En 2004, le gouverneur du Texas, Rick Perry, a autorisé l'exécution de Cameron Todd Willingham, jugé coupable d'avoir allumé un incendie ayant tué ses propres enfants. Des experts affirment aujourd'hui que l'homme était innocent. Un détail que le gouverneur fait tout pour enterrer, note notre correspondant.

L'incendie s'est déclaré au petit matin, deux jours avant Noël. Cameron Todd Willingham, 23 ans, était couché dans sa chambre quand il a été réveillé par «une chaleur intense, et une odeur de câbles brûlés».

Il a enfilé un jeans et est allé au salon. La fumée était si épaisse qu'il a dû ramper, vers la chambre où dormaient ses trois enfants, les jumelles Karmon et Kameron, âgées de 1 an, et Amber, 2 ans. Brûlé au visage et incapable de respirer, il a dû faire demi-tour.

Ce matin-là, une voisine a entendu les cris d'un homme dans le quartier. Elle a vu M. Willingham, pieds nus, devant sa maison en flammes.

«Il criait: «Mes bébés sont en train de brûler!» s'est-elle souvenue. Il avait l'air désemparé, comme devenu fou.»

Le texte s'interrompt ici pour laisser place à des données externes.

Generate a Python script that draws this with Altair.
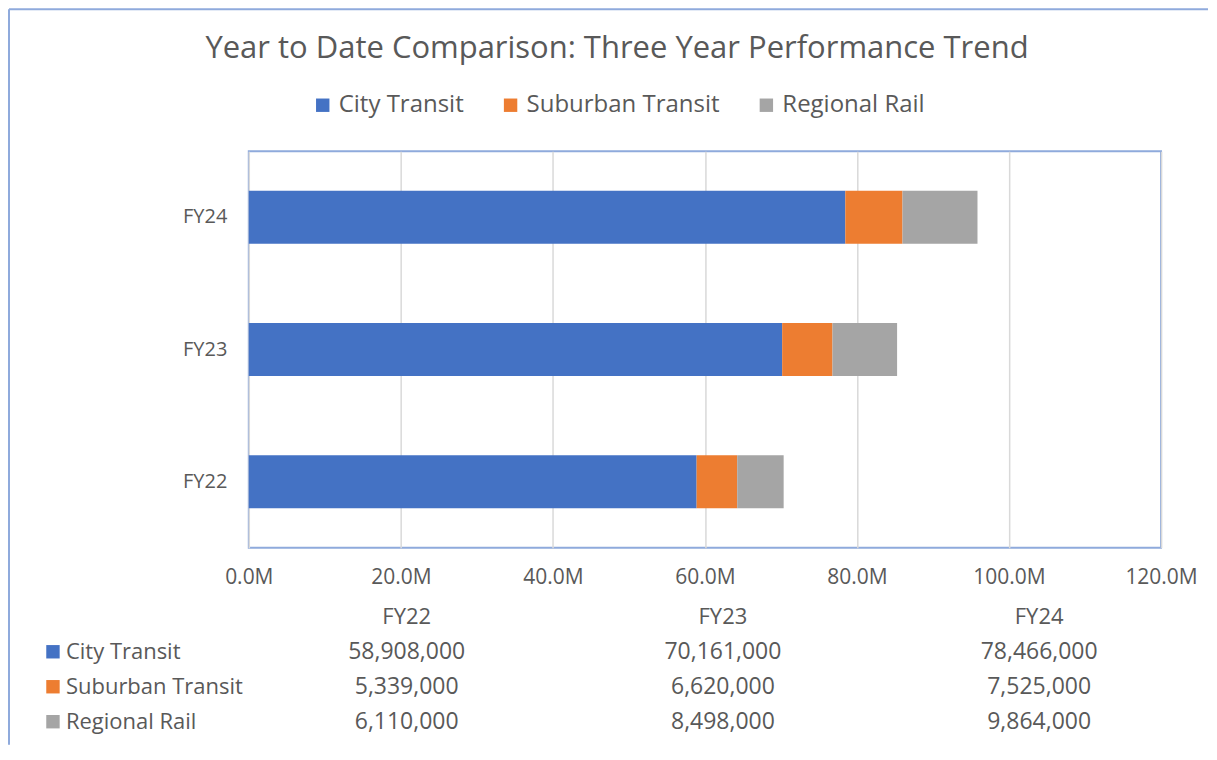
import altair as alt
import pandas as pd

# ---- data ----
years = ["FY22", "FY23", "FY24"]
series = ["City Transit", "Suburban Transit", "Regional Rail"]
city_transit = [58908000, 70161000, 78466000]
suburban_transit = [5339000, 6620000, 7525000]
regional_rail = [6110000, 8498000, 9864000]
x_ticks = [0, 20e6, 40e6, 60e6, 80e6, 100e6, 120e6]
title_text = "Year to Date Comparison: Three Year Performance Trend"

# ---- styles ----
colors = ["#4472C4", "#ED7D31", "#A5A5A5"]
FONT = "Open Sans"
TXT = "#595959"
BORDER = "#8FAADC"
W, H = 913, 397

rows = []
for k, (s, vals) in enumerate(zip(series, [city_transit, suburban_transit, regional_rail])):
    for y, v in zip(years, vals):
        rows.append({"series": s, "year": y, "value": v, "order": k})
df = pd.DataFrame(rows)
header_df = pd.DataFrame({"year": years, "row": ["hdr"] * len(years)})
label_df = pd.DataFrame({"series": series})
one = pd.DataFrame({"k": [0]})

legend = alt.Legend(
    orient="none", legendX=62, legendY=-58, direction="horizontal", title=None,
    symbolType="square", symbolSize=180, symbolStrokeWidth=0, symbolOpacity=1,
    labelFontSize=24, labelFont=FONT, labelColor=TXT, labelLimit=400,
    columnPadding=34, labelOffset=4,
)
color = alt.Color("series:N", scale=alt.Scale(domain=series, range=colors), legend=legend)

bars = alt.Chart(df).mark_bar().encode(
    x=alt.X(
        "value:Q", stack="zero",
        scale=alt.Scale(domain=[0, 120e6], nice=False),
        axis=alt.Axis(
            values=x_ticks, labelExpr="format(datum.value/1e6,'.1f')+'M'", title=None,
            grid=True, gridColor="#D9D9D9", gridWidth=1.5, domain=False, ticks=False,
            labelFlush=False, labelPadding=19, labelFontSize=21, labelFont=FONT, labelColor=TXT,
        ),
    ),
    y=alt.Y(
        "year:N", sort=years[::-1],
        scale=alt.Scale(paddingInner=0.6, paddingOuter=0.3),
        axis=alt.Axis(
            title=None, domain=False, ticks=False, labelPadding=22,
            labelFontSize=20, labelFont=FONT, labelColor=TXT,
        ),
    ),
    color=color,
    order=alt.Order("order:Q"),
)

row_scale = alt.Scale(type="point", domain=["hdr"] + series, range=[466, 571], padding=0)
col_scale = alt.Scale(type="point", domain=years, range=[158, 791], padding=0)

values_text = alt.Chart(df).mark_text(
    fontSize=23, font=FONT, color=TXT, align="center", baseline="middle"
).encode(
    x=alt.X("year:N", scale=col_scale, axis=None),
    y=alt.Y("series:N", scale=row_scale, axis=None),
    text=alt.Text("value:Q", format=","),
)
header_text = alt.Chart(header_df).mark_text(
    fontSize=22, font=FONT, color=TXT, align="center", baseline="middle"
).encode(
    x=alt.X("year:N", scale=col_scale, axis=None),
    y=alt.Y("row:N", scale=row_scale, axis=None),
    text="year:N",
)
row_labels = alt.Chart(label_df).mark_text(
    fontSize=22, font=FONT, color=TXT, align="left", baseline="middle"
).encode(
    x=alt.value(-183),
    y=alt.Y("series:N", scale=row_scale, axis=None),
    text="series:N",
)
row_keys = alt.Chart(label_df).mark_square(size=180, opacity=1, strokeWidth=0).encode(
    x=alt.value(-196),
    y=alt.Y("series:N", scale=row_scale, axis=None),
    color=color,
)
table = alt.layer(values_text, header_text, row_labels, row_keys)

border_top = alt.Chart(one).mark_rule(color=BORDER, strokeWidth=2).encode(
    x=alt.value(-240), x2=alt.value(960), y=alt.value(-142)
)
border_left = alt.Chart(one).mark_rule(color=BORDER, strokeWidth=2).encode(
    x=alt.value(-240), y=alt.value(-142), y2=alt.value(594)
)

chart = alt.layer(bars, table, border_top, border_left).resolve_scale(
    x="independent", y="independent"
).properties(
    width=W, height=H, padding=0,
    title=alt.TitleParams(
        text=title_text, fontSize=31, font=FONT, color=TXT, fontWeight="normal",
        anchor="middle", frame="group", dx=-88, offset=0, dy=57,
    ),
).configure(background="white").configure_view(stroke=BORDER, strokeWidth=2)

chart.save("out.html", embed_options={"renderer": "svg", "actions": False})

Les pompiers sont arrivés 10 minutes plus tard. Ils ont maîtrisé les flammes. M. Willingham a été retenu par les policiers, qui lui ont passé les menottes, tellement il était agité. Aucun des enfants n'a survécu.

Le lendemain, des enquêteurs ont visité la maison, un petit bungalow situé à Corsicana, au Texas. Ils ont remarqué que l'incendie avait laissé des motifs étranges sur le plancher de la cuisine et du salon. Des traces d'accélérant ont été trouvées devant la maison. M. Willingham, qui avait des problèmes d'alcool et que les voisins avaient déjà entendu battre sa femme, a été accusé d'avoir mis feu à sa propre maison pour tuer ses enfants.

Au bout d'un procès de deux jours, il a été reconnu coupable et condamné à la peine capitale. Cameron Todd Willingham a été exécuté 12 ans plus tard, le 17 février 2004, après que le gouverneur du Texas, Rick Perry, eut refusé de revoir son dossier, comme le demandaient des militants et experts en incendies qui doutaient de la validité de l'enquête.

Avant de mourir, M. Willingham a fait une dernière déclaration: «Je suis un homme innocent condamné pour un crime que je n'ai pas commis. J'ai été persécuté pendant 12 ans pour une chose que je n'ai pas faite.»

Changement de garde

Plus tôt ce mois-ci, le gouverneur Perry a surpris tout le monde en renvoyant le président de la Commission de science légale du Texas, le remplaçant par un allié politique. Les travaux ont été suspendus jusqu'à nouvel ordre.

Instance administrative obscure, la Commission était sur le point de recevoir un rapport rédigé par le directeur de l'Association internationale pour la prévention des incendies, Craig Beyler, embauché pour une tâche précise: établir les faits dans l'incendie de la maison de Willingham.

Son enquête, dont des extraits ont filtré dans les médias, montre que l'hypothèse d'un incendie criminel «n'est pas scientifiquement soutenue par les faits».

«Les techniques utilisées par les enquêteurs pour déterminer la cause de l'incendie relèvent de la pensée magique», écrit M. Beyler.

Les traces d'accélérant trouvées devant la maison, dit-il, proviennent tout simplement du barbecue, qui a été renversé et aspergé d'eau par les pompiers durant l'incendie.

Le geste de Perry a été vivement critiqué par sa rivale, la sénatrice démocrate Bailey Hutchison, selon qui le gouverneur donne l'impression de vouloir enterrer l'affaire. «Le gouverneur est en train de politiser le dossier», a-t-elle dit.

L'enjeu est de taille: jamais un prisonnier exécuté aux États-Unis n'a par la suite été reconnu innocent.

M. Perry, lui, affirme que Willingham était «un monstre», et se dit victime d'un coup monté. «Je comprends que les opposants à la peine de mort veuillent faire valoir leur point de vue, mais ils ont mal choisi leur porte-étendard.» Depuis plusieurs semaines, CNN cherche à interviewer le gouverneur sur cette affaire. À ce jour, la demande est restée lettre morte.